Modern media organizations filter the truths of the world, a behavior that has a significant impact on their audience. The way we absorb news depends on the way it’s delivered. Emphasizing equity and integrity in the media February and beyond

The study, “A Dangerous Distortion of our Families,” by Travis L. Dixon, Ph.D from the University of Illinois, looked into media coverage from local and national media outlets and found they often warped the reality of Black families to fit the narrative of the big screen.

“Blacks represent 37 percent of criminals shown in the news, but constitute 26 percent of those arrested on criminal charges,” Dixon wrote. “In contrast, news media portray whites as criminals 28 percent of the time, when FBI crime reports show they make up 77 percent of crime suspects.”
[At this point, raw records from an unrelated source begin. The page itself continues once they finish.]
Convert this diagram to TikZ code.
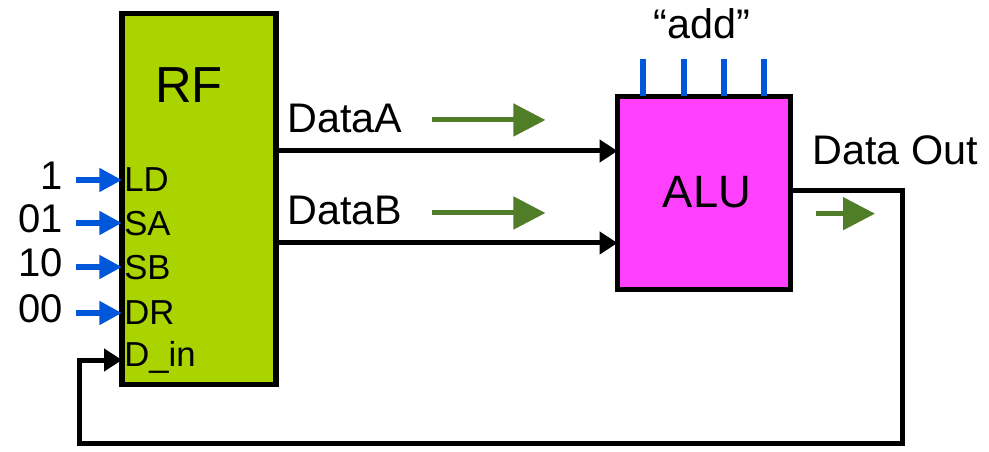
\documentclass[tikz,border=0pt]{standalone}
\usepackage{fontspec}
\setmainfont{Liberation Sans}
\usepackage{xcolor}
\usetikzlibrary{arrows.meta, calc, positioning}
\definecolor{rfgreen}{HTML}{AAD400}
\definecolor{alupink}{HTML}{FF40FF}
\definecolor{ctlblue}{HTML}{0057D9}
\definecolor{flowgreen}{HTML}{4F7D28}
\tikzset{
  %unit node style
  unit/.style={
    draw
    , line width=3.8pt
    , outer sep=0pt
    , inner sep=0pt
    , anchor=center
    %, rounded corners
  },
  bus/.style={line width=3.75pt, -{Triangle[length=13.5pt,width=16.5pt]}},
}

\begin{document}
\begin{tikzpicture}[x=0.75pt, y=-0.75pt]
  \tikzstyle{rf}=[unit, fill=rfgreen, minimum width=115.5pt, minimum height=278.25pt]
  \tikzstyle{alu}=[unit, fill=alupink, minimum width=129.75pt, minimum height=144.75pt]
  \tikzstyle{big}=[inner sep=0pt, font=\fontsize{38}{38}\selectfont]
  \tikzstyle{lbl}=[inner sep=0pt, font=\fontsize{31}{31}\selectfont]
  \tikzstyle{port}=[inner sep=0pt, text depth=0pt, anchor=west, font=\fontsize{26}{26}\selectfont]
  \tikzstyle{num}=[inner sep=0pt, anchor=east, font=\fontsize{30}{30}\selectfont]
  \tikzstyle{sig}=[ctlblue, line width=5pt, -{Triangle[length=17pt,width=17pt]}]
  \tikzstyle{ctl}=[ctlblue, line width=5pt]
  \tikzstyle{flow}=[flowgreen, line width=3.75pt, -{Triangle[length=24pt,width=24pt]}]
  \useasboundingbox (0,0) rectangle (989,452);

  \node [rf] (rf) at (199,199) {};
  \node [alu] (alu) at (704,193) {};
  \node [big, anchor=base] (rfname) at (189,103) {RF};
  \node [big, anchor=base, font=\fontsize{34}{34}\selectfont] (aluname) at (707,208) {ALU};

  \node [lbl, anchor=base west] (dA) at (287,133) {DataA};
  \node [lbl, anchor=base west] (dB) at (287,225) {DataB};
  \node [lbl, anchor=base west] (dout) at (812,165) {Data Out};
  \node [lbl, anchor=base] (op) at (702,39) {“add”};

  %control inputs
  \foreach \n/\lab/\val/\yy in {ld/LD/1/180, sa/SA/01/223, sb/SB/10/267, dr/DR/00/313}{
    \node [port] (\n) at (124,\yy) {\lab};
    \node [num] (v-\n) at (63,\yy-4) {\val};
    \draw [sig] ($(v-\n.east |- \n)+(13,0)$) -- (\n -| rf.west);
  }
  \node [port] (din) at (124,354) {D\_in};

  \foreach \x in {643,684,724,764}
    \draw [ctl] (\x,59) -- (\x,0 |- alu.north);

  \coordinate (a-in) at ($(alu.west)+(0,-42)$);
  \coordinate (b-in) at ($(alu.west)+(0,50)$);
  \draw [bus] (rf.east |- a-in) -- (a-in);
  \draw [bus] (rf.east |- b-in) -- (b-in);

  %feedback to D_in
  \coordinate (back-r) at (902,443);
  \coordinate (back-l) at (79,443);
  \coordinate (din-in) at (rf.west |- 0,360);
  \draw [bus] ($(alu.east)+(0,-2)$) -| (back-r) -- (back-l) |- (din-in);

  \draw [flow] ($(dA.east)+(30,1)$) -- ++(113,0);
  \draw [flow] ($(dB.east)+(30,2)$) -- ++(113,0);
  \draw [flow] ($(dout.south west)+(4,48)$) -- ++(59,0);

\end{tikzpicture}
\end{document}
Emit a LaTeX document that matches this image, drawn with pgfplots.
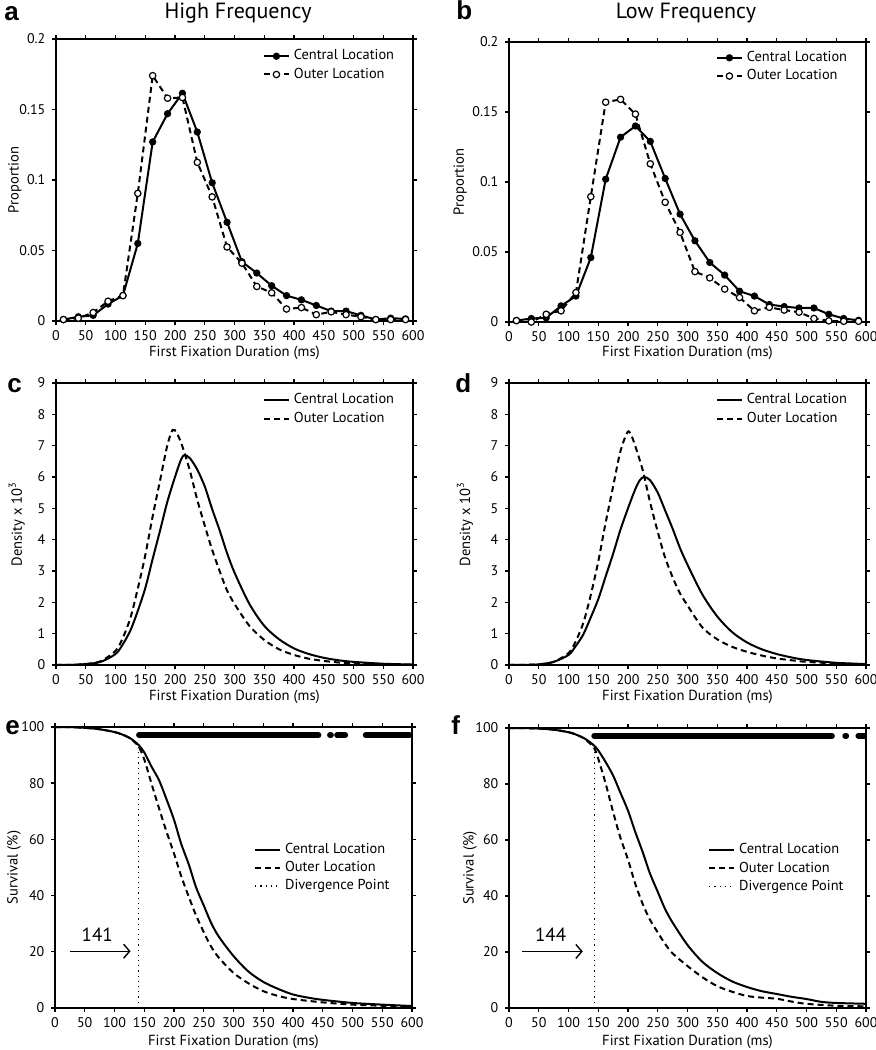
\documentclass[border=0pt]{standalone}
\usepackage{fontspec}
\setmainfont{PT Sans}
\newfontfamily\letterfont{Liberation Sans}
\usepackage{pgfplots}
\pgfplotsset{compat=1.18}
\usetikzlibrary{arrows.meta}

\pgfplotsset{
  panel/.style={
    scale only axis, width=178.5pt, height=141pt,
    xmin=0, xmax=600, xtick={0,50,...,600},
    axis line style={line width=0.9pt},
    tick style={line width=0.7pt, black},
    tick align=outside,
    major tick length=1.8pt,
    tick label style={font=\fontsize{7}{8}\selectfont},
    xticklabel style={yshift=0.5pt},
    label style={font=\fontsize{7.3}{8}\selectfont},
    /pgf/number format/assume math mode=true,
    xlabel={First Fixation Duration (ms)},
    xlabel style={at={(axis description cs:0.5,-0.112)}, anchor=center},
    legend cell align=left,
    legend style={draw=none, fill=none, font=\fontsize{7.2}{8}\selectfont,
      inner sep=1pt, row sep=-1.5pt},
  },
  cen/.style={black, line width=1pt},
  out/.style={black, line width=1pt, dash pattern=on 3pt off 2pt},
  sig/.style={black, line width=2.8pt, line cap=round, forget plot},
}
\tikzset{letter/.style={font=\fontsize{13}{15}\selectfont\letterfont\bfseries, anchor=base west, inner sep=0pt}}
\newcommand{\lineimg}{\pgfplotsset{legend image code/.code={\draw[##1] (0pt,0pt) -- (12.5pt,0pt);}}}
\newcommand{\markimg}{\pgfplotsset{legend image code/.code={\draw[mark repeat=2,mark phase=2,##1] plot coordinates {(0pt,0pt) (6.25pt,0pt) (12.5pt,0pt)};}}}

\begin{document}
\begin{tikzpicture}
\useasboundingbox (0,0) rectangle (438pt,525pt);

% panel letters and titles
\node[letter] at (2pt,514.5pt) {a};
\node[letter] at (228pt,515pt) {b};
\node[letter] at (3.5pt,328.5pt) {c};
\node[letter] at (227.5pt,328.5pt) {d};
\node[letter] at (2.5pt,157.5pt) {e};
\node[letter] at (225.5pt,157.5pt) {f};
\node[font=\fontsize{11}{12}\selectfont, anchor=base] at (119pt,515.5pt) {High Frequency};
\node[font=\fontsize{11}{12}\selectfont, anchor=base] at (343pt,515.5pt) {Low Frequency};

% ---------------- a ----------------
\begin{axis}[panel, at={(28pt,505.5pt)}, anchor=north west,
  ymin=0, ymax=0.2, ytick={0,0.05,0.1,0.15,0.2}, yticklabels={0,0.05,0.1,0.15,0.2},
  ylabel={Proportion}, ylabel style={at={(axis description cs:-0.115,0.5)}, anchor=center},
  legend style={at={(0.965,0.985)}, anchor=north east}]
\markimg
\addplot[cen, mark=*, mark size=1.3pt] coordinates {
(12.5,0.001)(37.5,0.003)(62.5,0.004)(87.5,0.012)(112.5,0.018)(137.5,0.055)(162.5,0.127)(187.5,0.147)(212.5,0.1615)(237.5,0.134)(262.5,0.098)(287.5,0.070)(312.5,0.042)(337.5,0.034)(362.5,0.025)(387.5,0.018)(412.5,0.015)(437.5,0.011)(462.5,0.007)(487.5,0.007)(512.5,0.004)(537.5,0.001)(562.5,0.002)(587.5,0.0015)};
\addlegendentry{Central Location}
\addplot[out, mark=*, mark size=1.6pt, mark options={solid, fill=white, draw=black, line width=0.6pt}] coordinates {
(12.5,0.001)(37.5,0.002)(62.5,0.006)(87.5,0.014)(112.5,0.018)(137.5,0.0905)(162.5,0.174)(187.5,0.158)(212.5,0.1585)(237.5,0.1125)(262.5,0.088)(287.5,0.0525)(312.5,0.041)(337.5,0.0245)(362.5,0.020)(387.5,0.0085)(412.5,0.0095)(437.5,0.0045)(462.5,0.0065)(487.5,0.0045)(512.5,0.003)(537.5,0.001)(562.5,0.001)(587.5,0.001)};
\addlegendentry{Outer Location}
\end{axis}

% ---------------- b ----------------
\begin{axis}[panel, at={(254.5pt,504pt)}, anchor=north west, height=140pt,
  ymin=0, ymax=0.2, ytick={0,0.05,0.1,0.15,0.2}, yticklabels={0,0.05,0.1,0.15,0.2},
  ylabel={Proportion}, ylabel style={at={(axis description cs:-0.137,0.5)}, anchor=center},
  legend style={at={(0.965,0.99)}, anchor=north east}]
\markimg
\addplot[cen, mark=*, mark size=1.3pt] coordinates {
(12.5,0.001)(37.5,0.0025)(62.5,0.003)(87.5,0.0115)(112.5,0.0185)(137.5,0.046)(162.5,0.102)(187.5,0.132)(212.5,0.140)(237.5,0.129)(262.5,0.1025)(287.5,0.077)(312.5,0.058)(337.5,0.0425)(362.5,0.0335)(387.5,0.022)(412.5,0.0185)(437.5,0.0125)(462.5,0.011)(487.5,0.010)(512.5,0.010)(537.5,0.0055)(562.5,0.0025)(587.5,0.0012)};
\addlegendentry{Central Location}
\addplot[out, mark=*, mark size=1.6pt, mark options={solid, fill=white, draw=black, line width=0.6pt}] coordinates {
(12.5,0.001)(37.5,0.0)(62.5,0.0055)(87.5,0.008)(112.5,0.021)(137.5,0.0895)(162.5,0.157)(187.5,0.159)(212.5,0.1485)(237.5,0.113)(262.5,0.0855)(287.5,0.064)(312.5,0.036)(337.5,0.0315)(362.5,0.0235)(387.5,0.0175)(412.5,0.008)(437.5,0.0105)(462.5,0.0085)(487.5,0.007)(512.5,0.0025)(537.5,0.0008)(562.5,0.0005)(587.5,0.0005)};
\addlegendentry{Outer Location}
\end{axis}

% ---------------- c ----------------
\begin{axis}[panel, at={(28pt,333.5pt)}, anchor=north west,
  ymin=0, ymax=9, ytick={0,1,...,9},
  ylabel={Density x 10\textsuperscript{3}}, ylabel style={at={(axis description cs:-0.11,0.5)}, anchor=center},
  legend style={at={(0.965,0.985)}, anchor=north east}]
\lineimg
\addplot[cen, smooth] coordinates {
(0,0)(25,0.005)(50,0.03)(75,0.10)(100,0.35)(112,0.65)(125,1.1)(137,1.7)(150,2.45)(162,3.35)(175,4.3)(187,5.2)(200,6.0)(210,6.55)(216,6.70)(225,6.6)(237,6.25)(250,5.7)(262,5.0)(275,4.3)(287,3.6)(300,2.95)(325,1.95)(350,1.25)(375,0.82)(400,0.53)(425,0.35)(450,0.23)(475,0.15)(500,0.10)(550,0.04)(600,0.015)};
\addlegendentry{Central Location}
\addplot[out, smooth] coordinates {
(0,0)(25,0.005)(50,0.03)(75,0.12)(100,0.45)(112,0.85)(125,1.5)(137,2.4)(150,3.5)(162,4.7)(175,5.9)(187,7.0)(196,7.5)(203,7.4)(212,7.0)(225,6.2)(237,5.3)(250,4.45)(262,3.7)(275,3.0)(287,2.4)(300,1.95)(325,1.25)(350,0.8)(375,0.5)(400,0.32)(425,0.2)(450,0.13)(475,0.08)(500,0.05)(550,0.02)(600,0.008)};
\addlegendentry{Outer Location}
\end{axis}

% ---------------- d ----------------
\begin{axis}[panel, at={(254.5pt,333.5pt)}, anchor=north west,
  ymin=0, ymax=9, ytick={0,1,...,9},
  ylabel={Density x 10\textsuperscript{3}}, ylabel style={at={(axis description cs:-0.123,0.5)}, anchor=center},
  legend style={at={(0.965,0.985)}, anchor=north east}]
\lineimg
\addplot[cen, smooth] coordinates {
(0,0)(25,0.005)(50,0.02)(75,0.1)(100,0.32)(112,0.6)(125,0.98)(137,1.5)(150,2.1)(162,2.8)(175,3.55)(187,4.3)(200,5.0)(212,5.6)(220,5.9)(227,6.0)(237,5.9)(250,5.5)(262,4.95)(275,4.35)(287,3.75)(300,3.2)(325,2.25)(350,1.55)(375,1.05)(400,0.72)(425,0.5)(450,0.35)(475,0.24)(500,0.16)(550,0.07)(600,0.03)};
\addlegendentry{Central Location}
\addplot[out, smooth] coordinates {
(0,0)(25,0.005)(50,0.02)(75,0.1)(100,0.38)(112,0.75)(125,1.35)(137,2.2)(150,3.3)(162,4.5)(175,5.7)(187,6.8)(199,7.43)(205,7.35)(212,7.0)(225,6.2)(237,5.2)(250,4.25)(262,3.45)(275,2.8)(287,2.3)(300,1.9)(325,1.2)(350,0.82)(375,0.58)(400,0.42)(425,0.3)(450,0.21)(475,0.15)(500,0.1)(550,0.05)(600,0.02)};
\addlegendentry{Outer Location}
\end{axis}

% ---------------- e ----------------
\begin{axis}[panel, at={(27.5pt,161.5pt)}, anchor=north west, height=140.5pt,
  ymin=0, ymax=100, ytick={0,20,...,100},
  xlabel style={at={(axis description cs:0.5,-0.12)}, anchor=center},
  ylabel={Survival (\%)}, ylabel style={at={(axis description cs:-0.115,0.5)}, anchor=center},
  legend style={at={(0.955,0.61)}, anchor=north east}]
\lineimg
\addplot[cen, smooth] coordinates {
(0,100)(25,99.95)(50,99.7)(75,99.2)(100,98.2)(112,97.4)(125,96.2)(137,94.3)(141,93.5)(150,91)(162,86)(175,81)(187,74.5)(200,67)(212,58.5)(225,51)(237,43)(250,36.5)(262,30.5)(275,25.5)(300,18.5)(325,13)(350,9.3)(375,6.8)(400,4.8)(425,3.7)(450,2.9)(500,1.8)(550,1.2)(600,0.7)};
\addlegendentry{Central Location}
\addplot[out, smooth] coordinates {
(0,100)(25,99.95)(50,99.7)(75,99.2)(100,98.2)(112,97.4)(125,96.1)(137,94)(141,93)(150,88.5)(162,80)(175,71)(187,63)(200,55)(212,47)(225,39.5)(237,33)(250,27)(262,22)(275,18)(300,12.5)(325,8.8)(350,6)(375,4.3)(400,3.2)(450,2)(500,1.2)(550,0.8)(600,0.4)};
\addlegendentry{Outer Location}
\addplot[black, line width=0.6pt, dotted] coordinates {(141,0)(141,93.5)};
\addlegendentry{Divergence Point}
\addplot[sig] coordinates {(141,97.1)(443,97.1)};
\addplot[sig] coordinates {(462,97.1)(464,97.1)};
\addplot[sig] coordinates {(474,97.1)(488,97.1)};
\addplot[sig] coordinates {(522,97.1)(596,97.1)};
\draw[line width=0.7pt, -{Straight Barb[length=3pt,width=7pt]}] (axis cs:26,20.2) -- (axis cs:127,20.2);
\node[font=\fontsize{9.5}{11}\selectfont] at (axis cs:71,26) {141};
\end{axis}

% ---------------- f ----------------
\begin{axis}[panel, at={(254.5pt,161pt)}, anchor=north west, height=140pt,
  ymin=0, ymax=100, ytick={0,20,...,100},
  xlabel style={at={(axis description cs:0.5,-0.12)}, anchor=center},
  ylabel={Survival (\%)}, ylabel style={at={(axis description cs:-0.109,0.5)}, anchor=center},
  legend style={at={(0.955,0.61)}, anchor=north east}]
\lineimg
\addplot[cen, smooth] coordinates {
(0,100)(25,99.95)(50,99.8)(75,99.4)(100,98.5)(112,97.7)(125,96.5)(137,94.8)(144,93.5)(150,92)(162,88)(175,83)(187,77)(200,70.5)(212,63)(225,55.5)(237,48)(250,41.5)(262,35.5)(275,30.5)(300,22.5)(325,16.5)(350,12.5)(375,9.5)(400,7.5)(425,6)(450,5)(475,4)(500,3.2)(525,2.2)(550,1.8)(600,1.5)};
\addlegendentry{Central Location}
\addplot[out, smooth] coordinates {
(0,100)(25,99.95)(50,99.8)(75,99.4)(100,98.5)(112,97.7)(125,96.4)(137,94.3)(144,92.5)(150,89)(162,80.5)(175,70)(187,61)(200,53)(212,44.5)(225,37)(237,31.5)(250,27)(262,23)(275,19.5)(300,15)(325,11)(350,7.8)(375,5.8)(400,4.3)(425,3.7)(450,3.3)(475,2.3)(500,1.5)(550,0.8)(600,0.6)};
\addlegendentry{Outer Location}
\addplot[black, line width=0.6pt, dotted] coordinates {(144,0)(144,94)};
\addlegendentry{Divergence Point}
\addplot[sig] coordinates {(143,97.2)(543,97.2)};
\addplot[sig] coordinates {(565,97.2)(567,97.2)};
\addplot[sig] coordinates {(587,97.2)(599,97.2)};
\draw[line width=0.7pt, -{Straight Barb[length=3pt,width=7pt]}] (axis cs:22,20.2) -- (axis cs:124,20.2);
\node[font=\fontsize{9.5}{11}\selectfont] at (axis cs:70,26) {144};
\end{axis}
\end{tikzpicture}
\end{document}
The study, sponsored by The Washington Post, found that at best, media outlets promoted racially biased portrayals and myths that pathologize black families and idealize white families with respect to poverty and crime.

At worst, the study found that media outlets amplified those inaccurate depictions for political and financial gain. They said such reporting reinforces debunked narratives that justify police brutality or promote economic policies that hurt not just Black families, but all families.

Throughout February, throughout the year, into the next decade and into forever, we shall strive to accurately report on and represent the lives and achievements of the Black community at HSU. We commit ourselves to journalistic accuracy and integrity. We commit ourselves to the celebration of the liberation of our oppressed communities and we commit to support them on their path to self-realization.